Das Frauennetzwerk haben wir vor Kurzem erst gegründet. Es ist eine der Maßnahmen, die wir ergreifen, um den Anteil an Frauen zu erhöhen und auch ihre Sichtbarkeit zu steigern. Es geht im Wesentlichen darum, dass wir ein starkes, weltweites Netzwerk von Frauen für Frauen erschaffen, wo wir einander unterstützen, aber auch zusammen an Themen arbeiten. 

Statistiken zeigen, dass Frauen nicht so stark im Netzwerken sind, wie Männer. Schon dadurch haben wir einen Nachteil. Damit wollen wir bei KSB aufräumen und den Frauen die Möglichkeit geben, sich auch in einem geschützten Raum zu verschiedenen Themen auszutauschen.

Wie, denken Sie, wird sich KSB in den nächsten Jahren beim Thema Gleichstellung entwickeln?

Das Thema Gleichstellung war in den letzten Jahren ein starker Fokuspunkt bei KSB. Ich denke, wir bewegen uns dort in eine sehr gute Richtung. Es wird aber sicherlich noch einige Jahre dauern, bis wir von wirklicher Gleichstellung reden können – nicht nur bei KSB, sondern auch bei vielen anderen Unternehmen.

Wir sind ja ein Maschinenbau-Unternehmen und bis vor wenigen Jahren gab es noch relative wenig Frauen in Ingenieur-Berufen. Das hat auch gesellschaftliche Gründe. Da können wir bei KSB nur zu einem gewissen Teil Einfluss darauf nehmen. Doch wir sind ganz stark unterwegs in der richtigen Richtung.

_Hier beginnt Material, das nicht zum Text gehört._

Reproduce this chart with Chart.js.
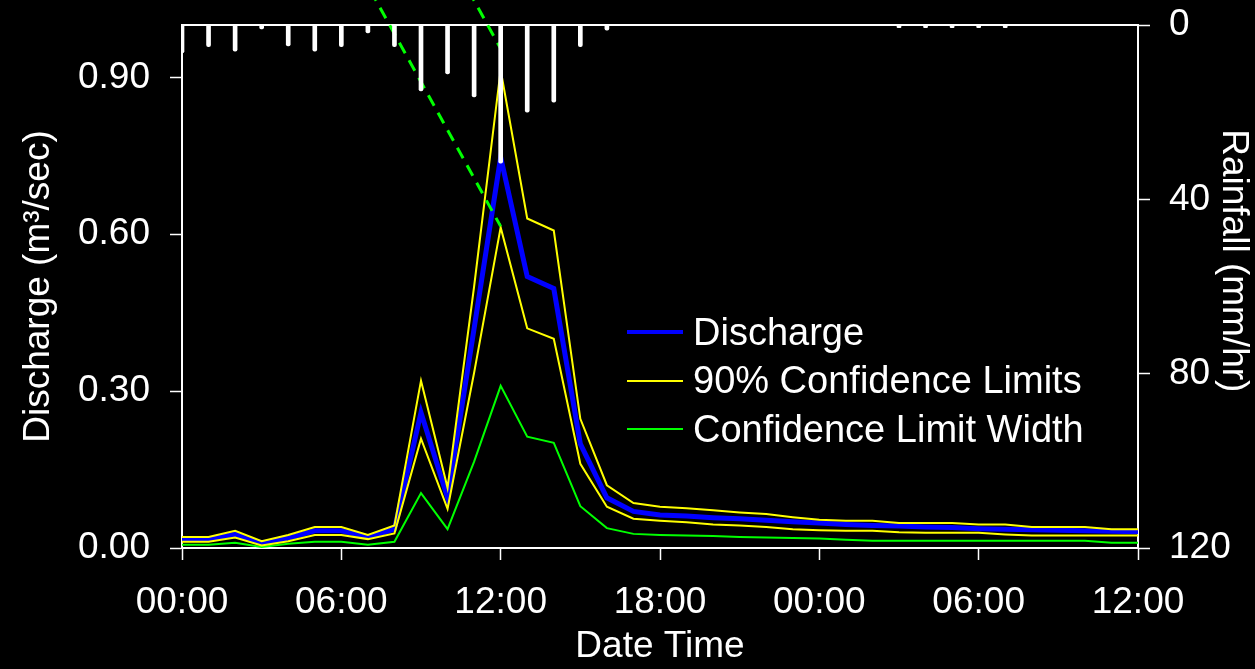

In den letzten Jahren hat sich auch in den Vereinigten Arabischen Emiraten viel beim Thema Gleichstellung getan. Es gab zum Beispiel eine Reihe von rechtlichen Änderungen und die erste Astronautin. Glauben Sie, dass auch Sie etwas zu dieser Entwicklung beitragen können?

Ja, ich glaube, dass ich etwas beitragen kann. Und ich glaube auch, dass jeder die Möglichkeit hat, in Sachen Gleichstellung etwas zu bewegen. Ganz gleich, ob es um Mann und Frau oder eine andere Art der Gleichstellung geht. Jeder von uns kann etwas bewirken, wenn er daran glaubt und auch sein Handeln immer wieder hinterfragt.

Wenn man sich bewusst wird, dass man gewisse Klischees schon als Kind ganz im Unterbewusstsein mitbekommen hat, dann kann man im nächsten Schritt damit anfangen, selbst etwas anders zu machen – und andere damit inspirieren.